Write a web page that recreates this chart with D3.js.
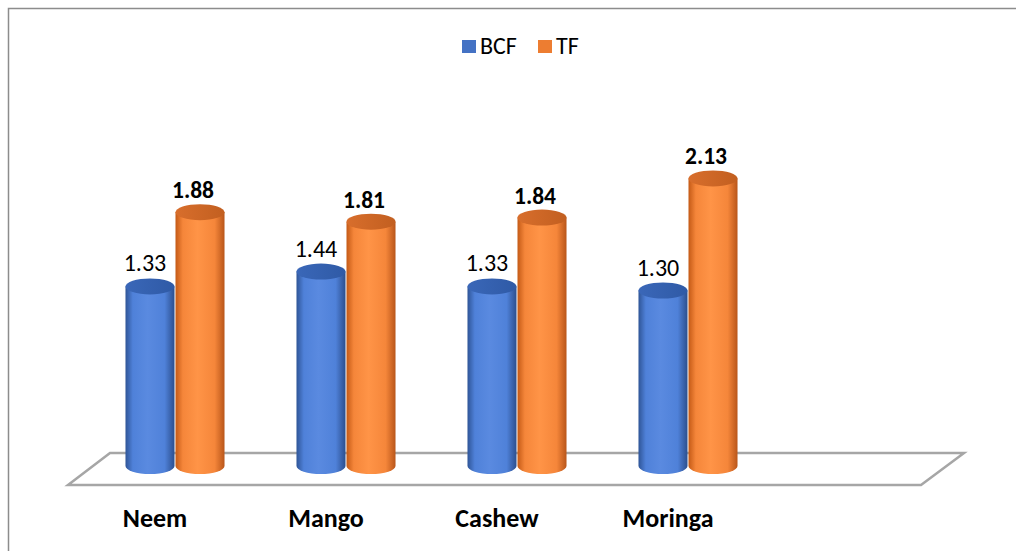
<!DOCTYPE html>
<html><head><meta charset="utf-8">
<script src="https://cdn.jsdelivr.net/npm/d3@7/dist/d3.min.js"></script>
<style>body{margin:0;background:#fff}svg{display:block}</style>
</head><body>
<script>
const categories = ["Neem", "Mango", "Cashew", "Moringa"];
const seriesNames = ["BCF", "TF"];
const bcfValues = [1.33, 1.44, 1.33, 1.30];
const tfValues = [1.88, 1.81, 1.84, 2.13];
const seriesColors = {BCF: ["#2f5597", "#4f81d9", "#5a8ae0", "#2c4f8e"], TF: ["#c45a16", "#f5863a", "#ff9447", "#b9561a"]};
const topColors = {BCF: ["#3a67b8", "#2f5aa6"], TF: ["#d86e2c", "#c25f20"]};

const W = 1016, H = 551;
const FONT = "Carlito, Calibri, 'Open Sans', 'Liberation Sans', sans-serif";
const svg = d3.select("body").append("svg").attr("width", W).attr("height", H);
const defs = svg.append("defs");

seriesNames.forEach(s => {
  const g = defs.append("linearGradient").attr("id", "g" + s).attr("x1", 0).attr("x2", 1).attr("y1", 0).attr("y2", 0);
  const c = seriesColors[s];
  [[0, c[0]], [0.15, c[1]], [0.45, c[2]], [0.8, c[1]], [1, c[3]]].forEach(([o, col]) => g.append("stop").attr("offset", o).attr("stop-color", col));
  const t = defs.append("linearGradient").attr("id", "t" + s).attr("x1", 0).attr("x2", 1).attr("y1", 0).attr("y2", 0);
  t.append("stop").attr("offset", 0).attr("stop-color", topColors[s][0]);
  t.append("stop").attr("offset", 1).attr("stop-color", topColors[s][1]);
});

// frame
svg.append("path").attr("d", `M8.5,${H} V8.5 H${W}`).attr("fill", "none").attr("stroke", "#8c8c8c").attr("stroke-width", 1.5);

const x = d3.scaleBand().domain(categories).range([89.5, 773.5]).paddingInner(0.415).paddingOuter(0.2075);
const xs = d3.scaleBand().domain(seriesNames).range([0, x.bandwidth()]);
const y = d3.scaleLinear().domain([0, 2.5]).range([466, 466 - 2.5 * 135]);

// floor
svg.append("path").attr("d", "M110,453 L964,453 L921,485 L68,485 Z")
  .attr("fill", "#fff").attr("stroke", "#a6a6a6").attr("stroke-width", 2.5).attr("stroke-linejoin", "miter");

const ry = 8;
const data = [];
categories.forEach((c, i) => {
  data.push({cat: c, s: "BCF", v: bcfValues[i]});
  data.push({cat: c, s: "TF", v: tfValues[i]});
});

const bars = svg.append("g").selectAll("g").data(data).join("g");
bars.each(function(d) {
  const g = d3.select(this);
  const x0 = x(d.cat) + xs(d.s) + 0.5, w = xs.bandwidth() - 1;
  const rx = w / 2, cx = x0 + rx;
  const yt = y(d.v), yb = y(0);
  g.append("path")
    .attr("d", `M${x0},${yt} L${x0},${yb} A${rx},${ry} 0 0 0 ${x0 + w},${yb} L${x0 + w},${yt} Z`)
    .attr("fill", `url(#g${d.s})`);
  g.append("ellipse").attr("cx", cx).attr("cy", yt).attr("rx", rx).attr("ry", ry)
    .attr("fill", `url(#t${d.s})`);
  const isB = d.s === "BCF";
  g.append("text").attr("x", cx - (isB ? 5 : 7)).attr("y", yt - (isB ? 15 : 14))
    .attr("text-anchor", "middle").attr("font-family", FONT)
    .attr("font-size", isB ? 24 : 23.5).attr("font-weight", isB ? "normal" : "bold")
    .attr("fill", "#000").text(d.v.toFixed(2));
});

// category labels
svg.append("g").selectAll("text").data(categories).join("text")
  .attr("x", d => x(d) + x.bandwidth() / 2 - 20).attr("y", 527)
  .attr("text-anchor", "middle").attr("font-family", FONT).attr("font-size", 26).attr("font-weight", "bold")
  .text(d => d);

// legend
const legX = [462, 538];
const leg = svg.append("g").selectAll("g").data(seriesNames).join("g")
  .attr("transform", (d, i) => `translate(${legX[i]},0)`);
leg.append("rect").attr("x", 0).attr("y", 40).attr("width", 14).attr("height", 13)
  .attr("fill", d => d === "BCF" ? "#4472c4" : "#ed7d31");
leg.append("text").attr("x", 18).attr("y", 54).attr("font-family", FONT).attr("font-size", 24).text(d => d);
</script>
</body></html>
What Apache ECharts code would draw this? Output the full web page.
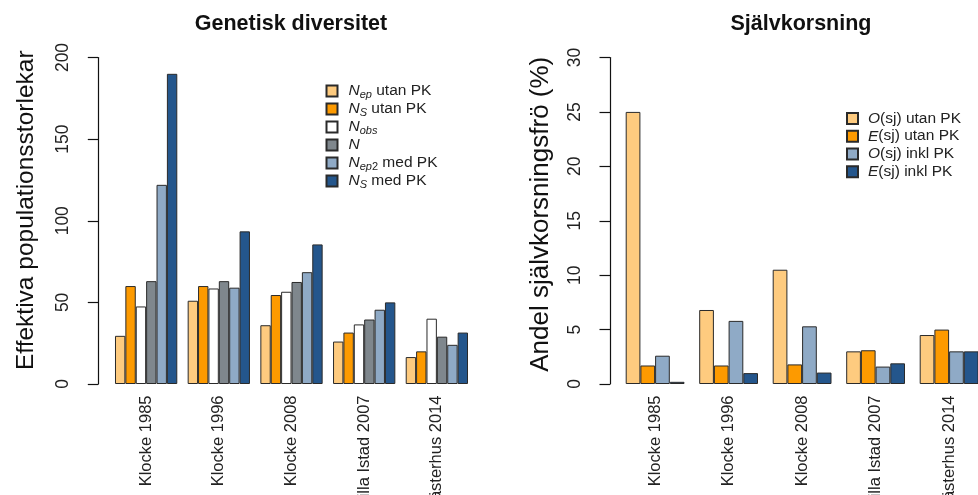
<!DOCTYPE html>
<html>
<head>
<meta charset="utf-8">
<script src="https://cdn.jsdelivr.net/npm/echarts@6/dist/echarts.min.js"></script>
<style>
html,body{margin:0;padding:0;background:#fff;}
#c{width:978px;height:495px;}
</style>
</head>
<body>
<div id="c"></div>
<script>
// ---------- data ----------
var categories = ['Klocke 1985', 'Klocke 1996', 'Klocke 2008', 'Lilla Istad 2007', 'Västerhus 2014'];

// Genetisk diversitet
var nepUtan  = [29.5, 51, 36, 26, 16.5];
var nsUtan   = [60, 60, 54.5, 31.5, 20];
var nObs     = [47.5, 58.5, 56.5, 36.5, 40];
var nTot     = [63, 63, 62.5, 39.5, 29];
var nep2Med  = [122, 59, 68.5, 45.5, 24];
var nsMed    = [190, 93.5, 85.5, 50, 31.5];

// Självkorsning (%)
var oUtan = [25, 6.8, 10.5, 3.0, 4.5];
var eUtan = [1.7, 1.7, 1.8, 3.1, 5.0];
var oInkl = [2.6, 5.8, 5.3, 1.6, 3.0];
var eInkl = [0.2, 1.0, 1.05, 1.9, 3.0];

var leftTitle = 'Genetisk diversitet';
var rightTitle = 'Självkorsning';
var leftYName = 'Effektiva populationsstorlekar';
var rightYName = 'Andel självkorsningsfrö (%)';

// ---------- styling ----------
var C = {
  lo: '#FECB7F', or: '#FD9A00', wh: '#FFFFFF', gr: '#7F878D', lb: '#8FAAC6', db: '#24568C'
};
var FONT = '"Liberation Sans", Arial, Helvetica, sans-serif';
var borderC = '#2a2a2a';

var leftSeries = [
  {name: 'Nep utan PK', data: nepUtan, color: C.lo, label: '{it|N}{sub|ep}{n| utan PK}'},
  {name: 'NS utan PK', data: nsUtan, color: C.or, label: '{it|N}{sub|S}{n| utan PK}'},
  {name: 'Nobs', data: nObs, color: C.wh, label: '{it|N}{sub|obs}'},
  {name: 'N', data: nTot, color: C.gr, label: '{it|N}'},
  {name: 'Nep2 med PK', data: nep2Med, color: C.lb, label: '{it|N}{sub|ep}{subn|2}{n| med PK}'},
  {name: 'NS med PK', data: nsMed, color: C.db, label: '{it|N}{sub|S}{n| med PK}'}
];
var rightSeries = [
  {name: 'O utan', data: oUtan, color: C.lo, label: '{it|O}{n|(sj) utan PK}'},
  {name: 'E utan', data: eUtan, color: C.or, label: '{it|E}{n|(sj) utan PK}'},
  {name: 'O inkl', data: oInkl, color: C.lb, label: '{it|O}{n|(sj) inkl PK}'},
  {name: 'E inkl', data: eInkl, color: C.db, label: '{it|E}{n|(sj) inkl PK}'}
];
var labelMap = {};
leftSeries.concat(rightSeries).forEach(function (s) { labelMap[s.name] = s.label; });

function richFor(lh) {
  return {
    it: {fontStyle: 'italic', fontSize: 15.5, lineHeight: lh, fontFamily: FONT, color: '#222'},
    n: {fontSize: 15.5, lineHeight: lh, fontFamily: FONT, color: '#222'},
    sub: {fontStyle: 'italic', fontSize: 11, lineHeight: lh, verticalAlign: 'bottom', fontFamily: FONT, color: '#222'},
    subn: {fontSize: 11, lineHeight: lh, verticalAlign: 'bottom', fontFamily: FONT, color: '#222'}
  };
}

function mkSeries(list, idx, catGap) {
  return list.map(function (s) {
    return {
      type: 'bar', name: s.name, data: s.data,
      xAxisIndex: idx, yAxisIndex: idx,
      barGap: '0%', barCategoryGap: catGap,
      itemStyle: {color: s.color, borderColor: borderC, borderWidth: 1},
      emphasis: {disabled: true},
      animation: false
    };
  });
}

function mkX(idx) {
  return {
    type: 'category', gridIndex: idx, data: categories,
    axisLine: {show: false}, axisTick: {show: false},
    axisLabel: {interval: 0, rotate: 90, fontSize: 16.5, margin: 11.5, color: '#222', fontFamily: FONT},
    splitLine: {show: false}
  };
}
function mkY(idx, max, interval, offset, name, nameGap, nameSize, shift) {
  return {
    type: 'value', gridIndex: idx, min: 0, max: max, interval: interval, offset: offset,
    axisLine: {show: true, lineStyle: {color: '#111', width: 1.2}},
    axisTick: {show: true, length: 10.5, lineStyle: {color: '#111', width: 1.2}},
    axisLabel: {rotate: 90, fontSize: 17.5, margin: 26, color: '#222', fontFamily: FONT},
    splitLine: {show: false},
    name: name, nameLocation: 'middle', nameGap: nameGap,
    nameTextStyle: {fontSize: nameSize, color: '#111', fontFamily: FONT, padding: [0, 0, 0, shift]}
  };
}

var chart = echarts.init(document.getElementById('c'), null, {renderer: 'canvas'});
chart.setOption({
  animation: false,
  backgroundColor: '#fff',
  textStyle: {fontFamily: FONT},
  grid: [
    {left: 109.8, width: 363.4, top: 57.5, height: 326.5, containLabel: false, outerBoundsMode: 'none'},
    {left: 618.35, width: 367.5, top: 57.5, height: 326.5, containLabel: false, outerBoundsMode: 'none'}
  ],
  xAxis: [mkX(0), mkX(1)],
  yAxis: [
    mkY(0, 200, 50, 11.5, leftYName, 60, 24.5, 21),
    mkY(1, 30, 5, 8.35, rightYName, 56, 26, 13)
  ],
  legend: [
    {
      orient: 'vertical', left: 325.5, top: 82, padding: 0, itemGap: 0,
      itemWidth: 11, itemHeight: 11, icon: 'rect', selectedMode: false,
      data: leftSeries.map(function (s) { return s.name; }),
      formatter: function (n) { return labelMap[n]; },
      textStyle: {padding: [0, 0, 0, 6], height: 18, lineHeight: 18, rich: richFor(18)}
    },
    {
      orient: 'vertical', left: 846, top: 109.5, padding: 0, itemGap: 0,
      itemWidth: 11, itemHeight: 11, icon: 'rect', selectedMode: false,
      data: rightSeries.map(function (s) { return s.name; }),
      formatter: function (n) { return labelMap[n]; },
      textStyle: {padding: [0, 0, 0, 5], height: 17.8, lineHeight: 17.8, rich: richFor(17.8)}
    }
  ],
  graphic: [
    {type: 'text', x: 291, y: 13.5, silent: true,
     style: {text: leftTitle, textAlign: 'center', textVerticalAlign: 'top', fill: '#111',
             font: 'bold 21.5px ' + FONT}},
    {type: 'text', x: 801, y: 13.5, silent: true,
     style: {text: rightTitle, textAlign: 'center', textVerticalAlign: 'top', fill: '#111',
             font: 'bold 21.5px ' + FONT}}
  ],
  series: mkSeries(leftSeries, 0, '14.2857%').concat(mkSeries(rightSeries, 1, '20%'))
});
</script>
</body>
</html>
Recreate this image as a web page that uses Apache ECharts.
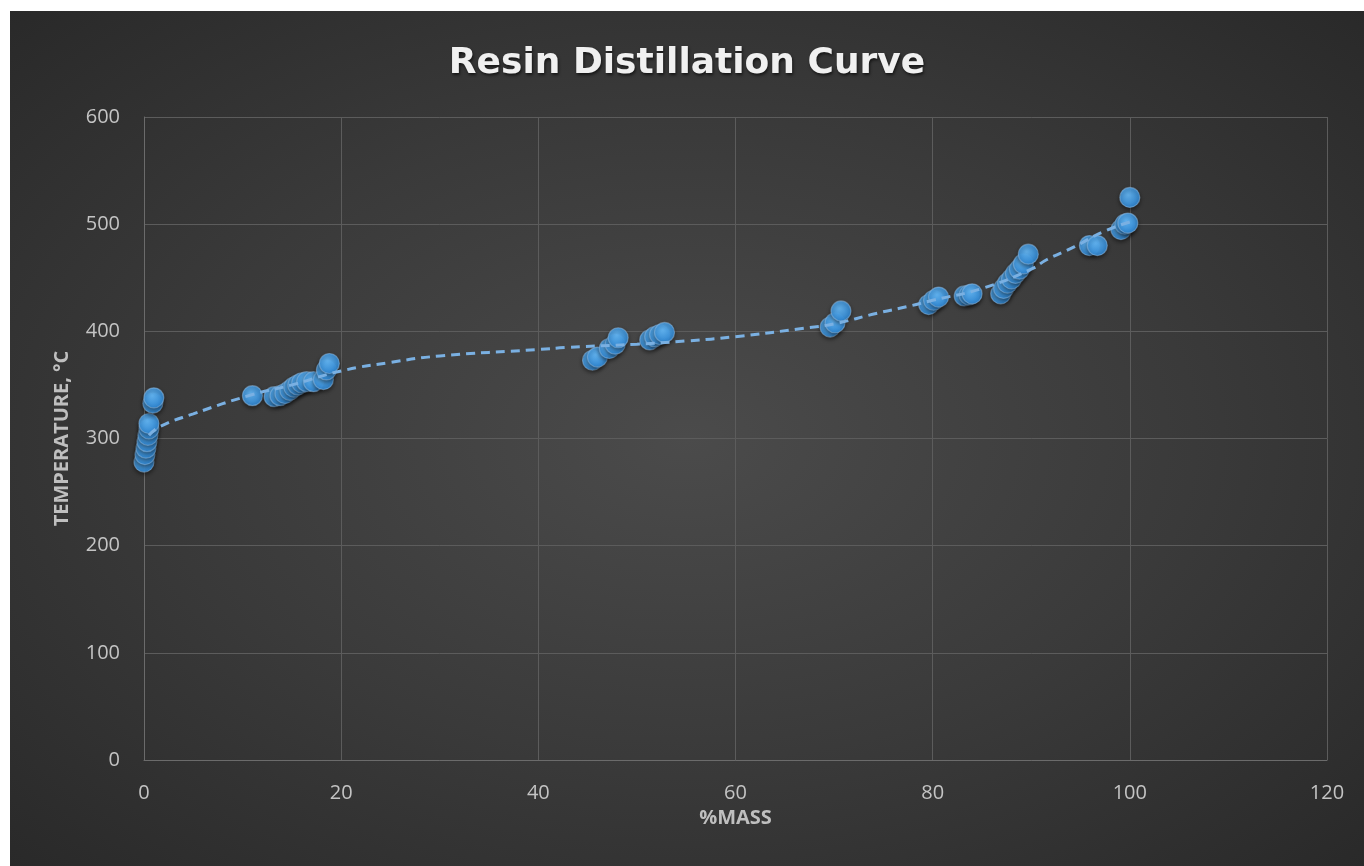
<!DOCTYPE html>
<html>
<head>
<meta charset="utf-8">
<script src="https://cdn.jsdelivr.net/npm/echarts@6/dist/echarts.min.js"></script>
<style>
html,body{margin:0;padding:0;background:#ffffff;width:1364px;height:866px;overflow:hidden;}
#chart{position:absolute;left:10px;top:11px;width:1354px;height:855px;
background:radial-gradient(ellipse 75% 75% at 50% 50%, #4b4b4b 0%, #3a3a3a 50%, #272727 100%);}
</style>
</head>
<body>
<div id="chart"></div>
<script>
// Measured points: %mass and temperature (°C)
const massPct = [0.0,0.1,0.2,0.3,0.4,0.5,0.5,0.9,1.0,
  11.0,
  13.2,13.8,14.3,14.8,15.2,15.6,16.0,16.5,17.2,18.2,18.5,18.8,
  45.5,46.0,47.2,47.8,48.1,
  51.3,51.8,52.3,52.8,
  69.6,70.1,70.7,
  79.6,80.1,80.6,
  83.2,83.7,84.0,
  86.9,87.2,87.6,88.0,88.4,88.8,89.2,89.7,
  95.9,96.7,
  99.1,99.5,99.8,100.0];
const tempC = [278,285,291,297,303,309,314,333,338,
  340,
  339,340,342,345,348,350,352,353,353,355,364,370,
  373,376,384,388,394,
  392,395,397,399,
  404,408,419,
  425,429,432,
  433,434,435,
  435,440,445,449,454,458,463,472,
  480,480,
  495,500,501,525];
// Trendline
const trendX = [0.5,1.6,5,11,15,20,25,30,40,43,50,55,60,67,70,74.4,77.4,80,85,90,91.6,94.4,97.3,100];
const trendY = [303,311,323,341,350,363,371,377,383,385,388,391,395,403,407,417,423,429,440,458,467,479,493,502];
// Axis ticks
const xTicks = {min:0,max:120,interval:20};
const yTicks = {min:0,max:600,interval:100};

const chart = echarts.init(document.getElementById('chart'), null, {renderer:'canvas'});
const font = '"Open Sans", "Liberation Sans", sans-serif';
chart.setOption({
  backgroundColor:'transparent',
  animation:false,
  title:{
    text:'Resin Distillation Curve',
    left:'center', top:30,
    textStyle:{color:'#f0f0f0', fontSize:36, fontWeight:'bold', fontFamily:'"DejaVu Sans", sans-serif',
      textShadowColor:'rgba(0,0,0,0.6)', textShadowBlur:3, textShadowOffsetX:1, textShadowOffsetY:2}
  },
  grid:{left:134, right:37, top:106, bottom:106, containLabel:false},
  xAxis:{
    type:'value', min:xTicks.min, max:xTicks.max, interval:xTicks.interval,
    name:'%MASS', nameLocation:'middle', nameGap:32,
    nameTextStyle:{color:'#bfbfbf', fontSize:20, fontWeight:'bold', fontFamily:font},
    axisLine:{show:true, onZero:false, lineStyle:{color:'#6b6b6b', width:1}},
    axisTick:{show:false},
    axisLabel:{color:'#c4c4c4', fontSize:20, fontFamily:font, margin:23},
    splitLine:{show:true, lineStyle:{color:'#5c5c5c', width:1}}
  },
  yAxis:{
    type:'value', min:yTicks.min, max:yTicks.max, interval:yTicks.interval,
    name:'TEMPERATURE, °C', nameLocation:'middle', nameGap:72,
    nameTextStyle:{color:'#bfbfbf', fontSize:20, fontWeight:'bold', fontFamily:font},
    axisLine:{show:true, lineStyle:{color:'#6b6b6b', width:1}},
    axisTick:{show:false},
    axisLabel:{color:'#c4c4c4', fontSize:20, fontFamily:font, margin:24},
    splitLine:{show:true, lineStyle:{color:'#5c5c5c', width:1}}
  },
  series:[
    {
      type:'scatter',
      data: massPct.map((x,i)=>[x,tempC[i]]),
      symbol:'circle', symbolSize:20,
      itemStyle:{
        color:{type:'radial', x:0.42, y:0.38, r:0.62, colorStops:[
          {offset:0,color:'#66baf9'},{offset:1,color:'#2f8ad9'}]},
        borderColor:'rgba(150,195,235,0.55)', borderWidth:1.2,
        opacity:0.9,
        shadowBlur:4, shadowColor:'rgba(0,0,0,0.55)', shadowOffsetY:2
      },
      z:2
    },
    {
      type:'line',
      data: trendX.map((x,i)=>[x,trendY[i]]),
      smooth:true, symbol:'none',
      lineStyle:{color:'#7ab0e2', width:3, type:[9,6]},
      z:3
    }
  ]
});
</script>
</body>
</html>
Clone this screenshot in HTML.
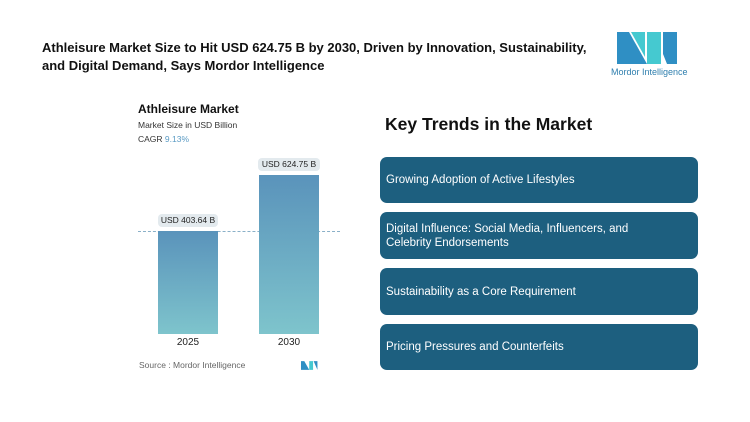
<!DOCTYPE html>
<html><head><style>
body{margin:0;width:750px;height:422px;background:#fff;font-family:"Liberation Sans",sans-serif;position:relative;overflow:hidden}
.a{position:absolute}
.box{position:absolute;left:380px;width:318px;background:#1d5f7f;border-radius:7px;color:#fff;font-size:11.5px;line-height:14px;display:flex;align-items:center;padding-left:6px;padding-right:40px;box-sizing:border-box}
.lab{position:absolute;background:#e3eaee;border-radius:4px;font-size:8.5px;color:#222;text-align:center;height:13px;line-height:13px}
</style></head><body>
<div class="a" style="left:42px;top:39px;font-size:13px;font-weight:bold;line-height:18px;color:#111;width:560px">Athleisure Market Size to Hit USD 624.75 B by 2030, Driven by Innovation, Sustainability, and Digital Demand, Says Mordor Intelligence</div>
<svg class="a" style="left:617px;top:32px" width="62" height="32" viewBox="0 0 62 32">
<polygon points="0,0 12,0 30,32 0,32" fill="#2f8fc4"/>
<polygon points="14,0 28,0 28,25" fill="#45c9d0"/>
<polygon points="30,0 44,0 44,32 30,32" fill="#45c9d0"/>
<polygon points="46,0 60,0 60,32 50,32 46,22" fill="#2f8fc4"/>
</svg>
<div class="a" style="left:611px;top:67px;font-size:9px;color:#2f7fae">Mordor Intelligence</div>
<div class="a" style="left:138px;top:102px;font-size:12px;font-weight:bold;color:#111">Athleisure Market</div>
<div class="a" style="left:138px;top:120px;font-size:8.5px;color:#333">Market Size in USD Billion</div>
<div class="a" style="left:138px;top:134px;font-size:8.5px;color:#333">CAGR <span style="color:#5b9bc4">9.13%</span></div>
<div class="a" style="left:138px;top:231px;width:202px;border-top:1px dashed #8ab0c8"></div>
<div class="a" style="left:158px;top:231px;width:60px;height:103px;background:linear-gradient(#5a93bb,#7ec4cc)"></div>
<div class="a" style="left:259px;top:175px;width:60px;height:159px;background:linear-gradient(#5a93bb,#7ec4cc)"></div>
<div class="lab" style="left:158px;top:214px;width:60px">USD 403.64 B</div>
<div class="lab" style="left:258px;top:158px;width:62px">USD 624.75 B</div>
<div class="a" style="left:158px;top:337px;width:60px;text-align:center;font-size:10px;color:#222">2025</div>
<div class="a" style="left:259px;top:337px;width:60px;text-align:center;font-size:10px;color:#222">2030</div>
<div class="a" style="left:139px;top:360px;font-size:8.5px;color:#666">Source :  Mordor Intelligence</div>
<svg class="a" style="left:301px;top:361px" width="17" height="9" viewBox="0 0 62 32"><polygon points="0,0 12,0 30,32 0,32" fill="#2f8fc4"/><polygon points="30,0 44,0 44,32 30,32" fill="#45c9d0"/><polygon points="46,0 60,0 60,32" fill="#2f8fc4"/></svg>
<div class="a" style="left:385px;top:114px;font-size:17.5px;font-weight:bold;color:#111">Key Trends in the Market</div>
<div class="box" style="top:157px;height:46px">Growing Adoption of Active Lifestyles</div>
<div class="box" style="top:212px;height:47px">Digital Influence: Social Media, Influencers, and Celebrity Endorsements</div>
<div class="box" style="top:268px;height:47px">Sustainability as a Core Requirement</div>
<div class="box" style="top:324px;height:46px">Pricing Pressures and Counterfeits</div>
</body></html>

* * * * *

Scan the records for the string "this". Copy each line in which it appears.

> _Answer in full_
Write a web page that recreates this chart with D3.js.
  const g = d3.select(this);
What Apache ECharts code would draw this? Output the full web page.
Recreate this image as a web page that uses Apache ECharts.
Clone this screenshot in HTML.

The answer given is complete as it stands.